Mata Cak Dlahom menatap tajam orang-orang yang mengerubunginya. Semuanya menunduk, termasuk Park RT. Pak RT mewakili orang-orang kampung meminta maaf pada Cak Dlahom karena sudah abai. Lalu Cak Dlahom menjawab,

"Sampean tidak salah, Pak RT. Kita semua yang abai. Kita semua yang abai. Kita semua yang salah. Kita lebih sibuk datang ke masjid ketimbang sibuk mengunjungi orang-orang miskin seperti istri Bunali. Kita rajin berdoa di masjid, lalu merasa bertemu dengan Allah. Padahal ketika Allah kelaparan, kita tidak pernah memberi makan. Allah sakit, kita tidak menjenguk...",

"Hati-hati bicara, Cak." Dullah menciba menegur Cak Dlahom. Dia merasa Cak Dlahom sudah kelewatan, tapi yang ditegur malah bertambah ngoceh.

"Kenap, Dul? Apa kamu sudah lupa kitab-kitab yang diajarkan di pesantren? Apa kamu kira aku akan mengatakan Allah yang sakit? Allah yang lapar? Kamu sebetulnya tahu yang aku maksud bukan itu, tapi Allah yang selalu berada di sisi orang-orang yang sakit, berada di dekat orang-orang yang miskin. selalu menemani orang-orang yang kalah dan dikalahkan. Tapi kita? Kita terus membangun masjid. Terus berdoa di masjid. Terus mengurus diri sendiri, dan tidak segera menjumpai Allah pada orang-orang itu. Kenapa, Dul?"

Semua terdiam.

"Ampuni aku ya Allah, ampuni orang-orang ini..."

Cak Dlahom sesenggukan. Orang-orang keheranan. Baru kali itu mereka melihat Cak Dlahom menangis.

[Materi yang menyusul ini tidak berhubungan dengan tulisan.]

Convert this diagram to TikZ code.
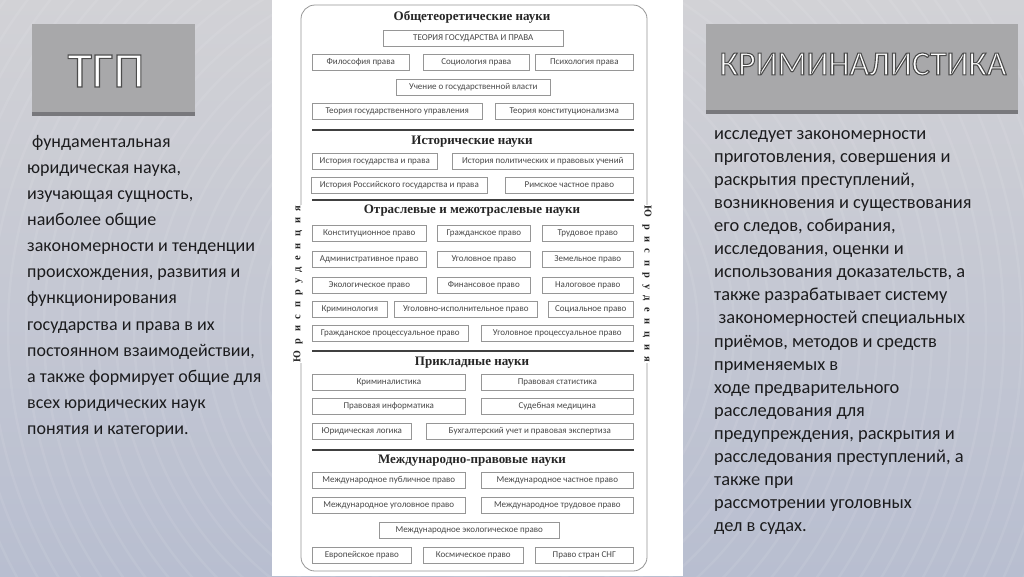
\documentclass[tikz,border=0pt]{standalone}
\usepackage{fontspec}
\setmainfont{Carlito}
\newfontfamily\boxfont{Carlito}
\newfontfamily\headfont{Liberation Serif}

\definecolor{fonsdalt}{RGB}{210,210,214}
\definecolor{fonsbaix}{RGB}{184,190,208}
\definecolor{titolgris}{RGB}{168,168,170}
\definecolor{titolvora}{RGB}{120,120,124}
\definecolor{voracaixa}{RGB}{150,150,150}
\definecolor{textcaixa}{RGB}{72,72,72}
\definecolor{textfosc}{RGB}{28,28,30}

\tikzset{
	pravo/.style={draw=voracaixa, line width=0.6pt, inner sep=0pt, minimum height=16pt,
		anchor=north west, text=textcaixa, font=\boxfont\fontsize{9}{10}\selectfont},
	capcal/.style={inner sep=0pt, text=black!85, font=\headfont\bfseries\fontsize{13}{15}\selectfont},
	separador/.style={draw=black!75, line width=1.4pt},
	vertical/.style={fill=white, inner sep=1pt, text=black!85,
		font=\headfont\bfseries\fontsize{10.5}{12}\selectfont\addfontfeature{LetterSpace=62}},
	titol/.style={inner sep=0pt, text=white},
	cos/.style={inner sep=0pt, anchor=north west, align=left, text=textfosc}
}

\newcommand{\contorn}[1]{\special{pdf:literal direct 0.3 G 1.1 w 2 Tr}#1\special{pdf:literal direct 0 Tr}}

\begin{document}
\begin{tikzpicture}[x=1pt, y=-1pt]
	\useasboundingbox (0,0) rectangle (1024,576);
	
	% Fons
	\shade[top color=fonsdalt, bottom color=fonsbaix] (0,0) rectangle (1024,576);
	\begin{scope}
		\clip (0,0) rectangle (1024,576);
		\foreach \r in {30,48,...,620}
		\draw[white, opacity=0.08, line width=2.5pt] (470,330) circle (\r);
	\end{scope}
	
	% Panell blanc
	\fill[white] (272,0) rectangle (683,576);
	\draw[voracaixa, line width=0.8pt, rounded corners=14pt] (301,5) rectangle (647,571);
	
	% Titols
	\fill[titolgris] (32,24) rectangle (195,112);
	\fill[titolvora] (32,112) rectangle (195,116);
	\node[titol, font=\fontsize{50}{50}\selectfont] (tgp) at (106,71) {\contorn{ТГП}};
	
	\fill[titolgris] (706,24) rectangle (1018,110);
	\fill[titolvora] (706,110) rectangle (1018,114);
	\node[titol, font=\fontsize{34}{34}\selectfont] (krim) at (863,64) {\contorn{КРИМИНАЛИСТИКА}};
	
	% Text esquerre
	\node[cos, font=\fontsize{18}{26.1}\selectfont] (textL) at (27,135) {%
		\hspace{5pt}фундаментальная\\
		юридическая наука,\\
		изучающая сущность,\\
		наиболее общие\\
		закономерности и тенденции\\
		происхождения, развития и\\
		функционирования\\
		государства и права в их\\
		постоянном взаимодействии,\\
		а также формирует общие для\\
		всех юридических наук\\
		понятия и категории.};
	
	% Text dret
	\node[cos, font=\fontsize{18.4}{23.1}\selectfont] (textR) at (714,130) {%
		исследует закономерности\\
		приготовления, совершения и\\
		раскрытия преступлений,\\
		возникновения и существования\\
		его следов, собирания,\\
		исследования, оценки и\\
		использования доказательств, а\\
		также разрабатывает систему\\
		\hspace{4.5pt}закономерностей специальных\\
		приёмов, методов и средств\\
		применяемых в\\
		ходе предварительного\\
		расследования для\\
		предупреждения, раскрытия и\\
		расследования преступлений, а\\
		также при\\
		рассмотрении уголовных\\
		дел в судах.};
	
	% Capcaleres
	\node[capcal] (hObsch) at (472,17) {Общетеоретические науки};
	\node[capcal] (hIstor) at (472,142) {Исторические науки};
	\node[capcal] (hOtrasl) at (472,211) {Отраслевые и межотраслевые науки};
	\node[capcal] (hPrikl) at (472,363) {Прикладные науки};
	\node[capcal] (hMezhd) at (472,461) {Международно-правовые науки};
	
	% Separadors
	\foreach \y in {130,200,351,450}
	\draw[separador] (312,\y) -- (634,\y);
	
	% Caixes
	\foreach \nom/\xa/\xb/\ya/\txt in {
		teor/383/563/30/ТЕОРИЯ ГОСУДАРСТВА И ПРАВА,
		fil/312/409/54/Философия права,
		soc/423/529/54/Социология права,
		psi/535/633/54/Психология права,
		uch/396/550/79/Учение о государственной власти,
		tgu/312/482/103/Теория государственного управления,
		tk/495/633/103/Теория конституционализма,
		igp/312/437/153/История государства и права,
		ipu/452/633/153/История политических и правовых учений,
		irg/311/487/177/История Российского государства и права,
		rim/505/633/177/Римское частное право,
		konst/312/426/225/Конституционное право,
		grazh/437/530/225/Гражданское право,
		trud/542/633/225/Трудовое право,
		admin/312/426/251/Административное право,
		ugol/437/530/251/Уголовное право,
		zem/542/633/251/Земельное право,
		ekol/312/426/277/Экологическое право,
		fin/437/530/277/Финансовое право,
		nal/542/633/277/Налоговое право,
		krimn/312/387/301/Криминология,
		uip/394/537/301/Уголовно-исполнительное право,
		socp/548/633/301/Социальное право,
		gpp/312/468/325/Гражданское процессуальное право,
		upp/481/633/325/Уголовное процессуальное право,
		krist/312/465/374/Криминалистика,
		stat/481/633/374/Правовая статистика,
		inf/312/465/398/Правовая информатика,
		sud/481/633/398/Судебная медицина,
		logik/312/411/423/Юридическая логика,
		buh/426/633/423/Бухгалтерский учет и правовая экспертиза,
		mpp/312/465/472/Международное публичное право,
		mchp/481/633/472/Международное частное право,
		mup/312/465/497/Международное уголовное право,
		mtp/481/633/497/Международное трудовое право,
		mep/379/559/522/Международное экологическое право,
		evr/312/411/547/Европейское право,
		kosm/423/523/547/Космическое право,
		sng/535/633/547/Право стран СНГ}
	\node[pravo, minimum width={\xb-\xa}] (\nom) at (\xa,\ya) {\txt};
	
	% Юриспруденция
	\node[vertical, rotate=90] (jurL) at (298,284) {Юриспруденция};
	\node[vertical, rotate=-90] (jurR) at (647,284) {Юриспруденция};
	
\end{tikzpicture}
\end{document}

Dalam keseharianya, celotehan Cak Dlahom seringkali tak diindahkan orang-orang, dianggap celoteh orang tak waras. Namun sebetulnya, apa yang Dlahom lakukan adalah berkomentar mengenai subtansi ibadah, yang membuat para tetangganya merenungkan ulang pemahaman mereka atas agama Islam. Nama Dlahom sendiri diambil dari diksi Jawa Timur yang kira-kira artinya "agak bodoh". Kata bodoh mungkin bisa menjadi kunci atas refleksi Cak Dlahom sendiri mengenai pengetahuan manusia atas agama dan Tuhan.  

Bab per babnya punya cerita yang berbeda namun inti yang sama, yaitu satir terhadap kehidupan beragama kebanyakan masyarakat kita. Ini ngeri sih, menyadari kembali bahwa buku bisa sangat efektif masuk ke dalam kepala dan juga hati. Kalau boleh digambarkan, membuka halaman pertama buku ini seperti menyerahkan laporan skripsi pada pembimbing, membacanya seperti dicecar oleh pertanyaan mematikan para penguji, dan menutup halaman terakhir buku ini seperti melihat kembali skripsi saya dengan banyak coretan dan revisi yang harus dikerjakan. I need Cak Dlahom in my life. We all need him.